“It’s your decision! We’ll support any decision you make!” I told my 28-year-old daughter a few months ago. I felt proud of myself, maybe even a little smug, that I was not repeating my mother’s mistakes. She used any opportunity to passive-aggressively show her displeasure with plans my husband and I made as we “grew up” as a couple. I was a better mom, a lot more aware. I’m doing the inner work, and I can be there for my daughter without trying to control her decisions.
Hovering over my children used to be my style. I had to use the tools I teach to others to catch myself whenever I became a helicopter mom—especially as my children grew into adults.
My motherhood self-discovery process led to the creation of my “I want to do less; I want to do more” lists, which I shared in my blog, “The Mother’s Guide to Growing Up with Your Adult Children.” This blog received a lot of good feedback—it clearly struck a chord with a number of you who are adjusting to the fact that your kids are grown-ups now too!

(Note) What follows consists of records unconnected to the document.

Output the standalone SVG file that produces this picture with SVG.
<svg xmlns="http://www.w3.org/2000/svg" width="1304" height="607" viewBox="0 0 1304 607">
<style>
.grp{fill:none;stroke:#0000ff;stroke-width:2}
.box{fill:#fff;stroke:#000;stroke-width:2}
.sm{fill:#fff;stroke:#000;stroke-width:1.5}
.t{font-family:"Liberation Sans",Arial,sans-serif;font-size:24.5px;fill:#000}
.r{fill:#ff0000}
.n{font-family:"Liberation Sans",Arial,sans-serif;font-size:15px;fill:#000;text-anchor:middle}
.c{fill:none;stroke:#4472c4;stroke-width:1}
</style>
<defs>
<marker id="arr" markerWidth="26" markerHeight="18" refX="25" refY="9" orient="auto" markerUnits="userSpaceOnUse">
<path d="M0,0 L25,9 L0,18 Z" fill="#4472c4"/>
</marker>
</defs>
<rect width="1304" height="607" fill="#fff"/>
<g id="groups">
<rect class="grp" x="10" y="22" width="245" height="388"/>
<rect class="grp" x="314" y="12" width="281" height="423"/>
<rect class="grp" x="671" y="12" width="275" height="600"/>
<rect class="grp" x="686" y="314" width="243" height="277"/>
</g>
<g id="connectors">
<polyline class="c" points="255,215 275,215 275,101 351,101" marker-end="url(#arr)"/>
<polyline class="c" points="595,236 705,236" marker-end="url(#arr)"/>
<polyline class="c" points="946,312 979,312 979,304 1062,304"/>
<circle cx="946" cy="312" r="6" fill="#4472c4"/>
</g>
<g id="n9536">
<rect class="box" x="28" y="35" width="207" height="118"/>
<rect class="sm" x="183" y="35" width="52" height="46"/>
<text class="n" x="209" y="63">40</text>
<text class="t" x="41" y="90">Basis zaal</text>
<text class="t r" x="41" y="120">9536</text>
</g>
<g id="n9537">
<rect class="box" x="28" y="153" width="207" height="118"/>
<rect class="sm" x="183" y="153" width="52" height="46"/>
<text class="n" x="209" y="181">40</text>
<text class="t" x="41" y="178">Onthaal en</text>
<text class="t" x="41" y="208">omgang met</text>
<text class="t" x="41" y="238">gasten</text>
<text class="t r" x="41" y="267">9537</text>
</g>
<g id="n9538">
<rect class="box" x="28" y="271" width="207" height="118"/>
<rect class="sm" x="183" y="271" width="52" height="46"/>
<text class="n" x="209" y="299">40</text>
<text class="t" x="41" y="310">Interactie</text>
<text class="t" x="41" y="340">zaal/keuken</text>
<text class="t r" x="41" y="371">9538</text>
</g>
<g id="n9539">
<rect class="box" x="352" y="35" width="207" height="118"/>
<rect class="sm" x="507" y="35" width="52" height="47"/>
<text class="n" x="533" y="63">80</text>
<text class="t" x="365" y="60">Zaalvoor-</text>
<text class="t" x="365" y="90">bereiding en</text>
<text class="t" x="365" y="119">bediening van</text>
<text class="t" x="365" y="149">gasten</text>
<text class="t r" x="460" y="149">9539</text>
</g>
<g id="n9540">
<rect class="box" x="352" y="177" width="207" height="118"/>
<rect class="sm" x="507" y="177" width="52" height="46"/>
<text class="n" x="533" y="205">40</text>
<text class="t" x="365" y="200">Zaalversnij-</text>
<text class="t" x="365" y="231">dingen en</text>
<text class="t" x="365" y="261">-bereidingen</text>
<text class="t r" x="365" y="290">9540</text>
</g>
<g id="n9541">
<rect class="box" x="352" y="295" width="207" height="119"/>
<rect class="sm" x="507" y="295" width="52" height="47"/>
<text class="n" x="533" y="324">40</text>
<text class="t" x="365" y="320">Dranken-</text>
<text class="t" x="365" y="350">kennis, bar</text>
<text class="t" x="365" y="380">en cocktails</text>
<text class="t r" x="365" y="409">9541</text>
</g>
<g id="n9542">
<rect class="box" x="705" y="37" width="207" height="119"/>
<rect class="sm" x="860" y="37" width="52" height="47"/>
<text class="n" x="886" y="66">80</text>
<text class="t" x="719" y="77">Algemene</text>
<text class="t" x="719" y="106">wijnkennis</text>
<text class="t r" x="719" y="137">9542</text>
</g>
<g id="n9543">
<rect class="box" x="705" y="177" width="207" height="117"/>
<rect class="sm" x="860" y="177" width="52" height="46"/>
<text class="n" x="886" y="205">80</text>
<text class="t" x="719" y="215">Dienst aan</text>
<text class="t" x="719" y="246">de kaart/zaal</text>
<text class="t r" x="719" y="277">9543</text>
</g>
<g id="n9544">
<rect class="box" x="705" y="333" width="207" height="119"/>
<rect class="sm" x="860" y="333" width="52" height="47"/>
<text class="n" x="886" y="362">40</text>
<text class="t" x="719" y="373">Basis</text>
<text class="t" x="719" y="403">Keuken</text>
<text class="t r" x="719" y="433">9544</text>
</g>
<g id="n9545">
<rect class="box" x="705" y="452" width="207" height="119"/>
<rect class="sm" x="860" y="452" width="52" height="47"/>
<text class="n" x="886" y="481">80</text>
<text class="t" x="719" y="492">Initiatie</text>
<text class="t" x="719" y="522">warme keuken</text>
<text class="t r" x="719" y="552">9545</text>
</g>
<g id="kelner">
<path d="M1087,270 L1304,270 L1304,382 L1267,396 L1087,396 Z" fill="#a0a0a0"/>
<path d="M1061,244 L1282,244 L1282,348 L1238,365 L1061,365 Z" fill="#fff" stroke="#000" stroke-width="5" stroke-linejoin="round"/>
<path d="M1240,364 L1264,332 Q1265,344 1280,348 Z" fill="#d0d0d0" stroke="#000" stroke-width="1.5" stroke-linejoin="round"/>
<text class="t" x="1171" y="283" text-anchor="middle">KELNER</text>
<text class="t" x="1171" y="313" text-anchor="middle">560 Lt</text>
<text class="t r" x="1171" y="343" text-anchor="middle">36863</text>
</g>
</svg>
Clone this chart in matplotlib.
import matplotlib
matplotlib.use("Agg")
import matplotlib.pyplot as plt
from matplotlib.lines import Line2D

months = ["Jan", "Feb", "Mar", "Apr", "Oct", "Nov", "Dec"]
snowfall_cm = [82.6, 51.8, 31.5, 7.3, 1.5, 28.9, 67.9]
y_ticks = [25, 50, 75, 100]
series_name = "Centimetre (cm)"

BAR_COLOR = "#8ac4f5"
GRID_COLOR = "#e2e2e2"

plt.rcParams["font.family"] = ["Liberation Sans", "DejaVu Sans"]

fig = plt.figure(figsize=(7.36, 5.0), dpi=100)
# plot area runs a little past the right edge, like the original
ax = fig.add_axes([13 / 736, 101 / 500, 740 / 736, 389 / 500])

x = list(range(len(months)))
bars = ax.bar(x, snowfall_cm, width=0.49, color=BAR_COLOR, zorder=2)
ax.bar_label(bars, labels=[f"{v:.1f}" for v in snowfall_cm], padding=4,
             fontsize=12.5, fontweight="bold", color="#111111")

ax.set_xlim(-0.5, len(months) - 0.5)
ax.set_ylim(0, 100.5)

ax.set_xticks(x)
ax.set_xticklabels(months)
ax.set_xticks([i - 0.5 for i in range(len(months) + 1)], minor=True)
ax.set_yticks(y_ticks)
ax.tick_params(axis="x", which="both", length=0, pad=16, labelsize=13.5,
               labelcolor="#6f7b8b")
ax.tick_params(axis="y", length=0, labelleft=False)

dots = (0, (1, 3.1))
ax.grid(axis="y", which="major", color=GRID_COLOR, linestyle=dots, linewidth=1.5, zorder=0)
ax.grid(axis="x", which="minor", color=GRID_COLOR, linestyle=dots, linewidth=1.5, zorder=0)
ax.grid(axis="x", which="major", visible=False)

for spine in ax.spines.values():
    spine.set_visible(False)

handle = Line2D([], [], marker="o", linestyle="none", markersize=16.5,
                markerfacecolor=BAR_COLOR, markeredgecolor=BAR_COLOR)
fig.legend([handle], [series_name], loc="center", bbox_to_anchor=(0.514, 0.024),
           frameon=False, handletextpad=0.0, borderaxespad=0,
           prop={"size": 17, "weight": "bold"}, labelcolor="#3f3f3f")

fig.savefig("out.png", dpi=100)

My intention to let my daughter find her own way worked for a few months. I chose to be a listener and only gave advice when asked. I even let my husband have it after he firmly shared his opinion with our daughter on a video call. We were preparing to visit her 6,000 miles away in Israel, and he was NOT going to ruin our visit on MY watch. I did what I could to prepare us both to show up as supportive, not-at-all-controlling parents.
I’m not sure if it was God’s sense of humor or simply a reminder of one of my spiritual lessons, but it didn’t take long before I messed up.
Maybe I forgot to pack my “I want to do less; I want to do more” lists, or the jetlag affected my memory. In the first few days of our visit to Israel, I reconnected with my over-the-top self who loves to take control and assume responsibility. You know, to be helpful.
The good news is that, unlike in my relationship with my mother, which was not based on open, honest communication, my daughter called me on my behavior. “You’re seven steps ahead of me,” she said, “You’re deciding on things I’m not even ready to talk about yet.”
My husband, who I had been so worried about before the trip, rescued me when I pushed boundaries, suggesting we take a step back and let my daughter make the decisions.
With their kind reminders, I activated my tools to turn the situation around, stop relying on my old tendencies, and show up as the better version of myself that I (and my family) prefer.
Crisis averted. Before returning to the U.S., we had a nice lunch with our daughter in a favorite restaurant on the beach in Tel-Aviv. I asked if we had anything to “clean” before we left. We all shared and left in a good place.
Back at home, I reflected on the whole experience during my self-Reiki and meditation practice.
The higher guidance I received helped me to see things in proportion. I was carried away into my old “taking over” tendency. Once she and my husband pointed out my missteps, I toned it down and shifted to a more centered, grounded presence.
Was I disappointed with myself? I was. Did I feel a little ashamed? I did.
When we mess up, it’s essential to make space for shame. It is also essential to release the shame and fill up the room with self-compassion.
This past week, while connecting with the Reiki principles during my morning practice, I found new meaning in them:
Just for today, do not worry about failing to be perfect
Just for today, do not anger at yourself for messing up
Honor your teachers, your parents, your neighbors, your friends including your mother, husband, and children, who are your teachers on this journey
Just for today, live honestly even when it’s uncomfortable to admit you messed up
Just for today, be kind to all living things especially yourself
Food for thought: Can we truly be kind to ourselves if we don’t release the self-judgment and give ourselves compassion instead?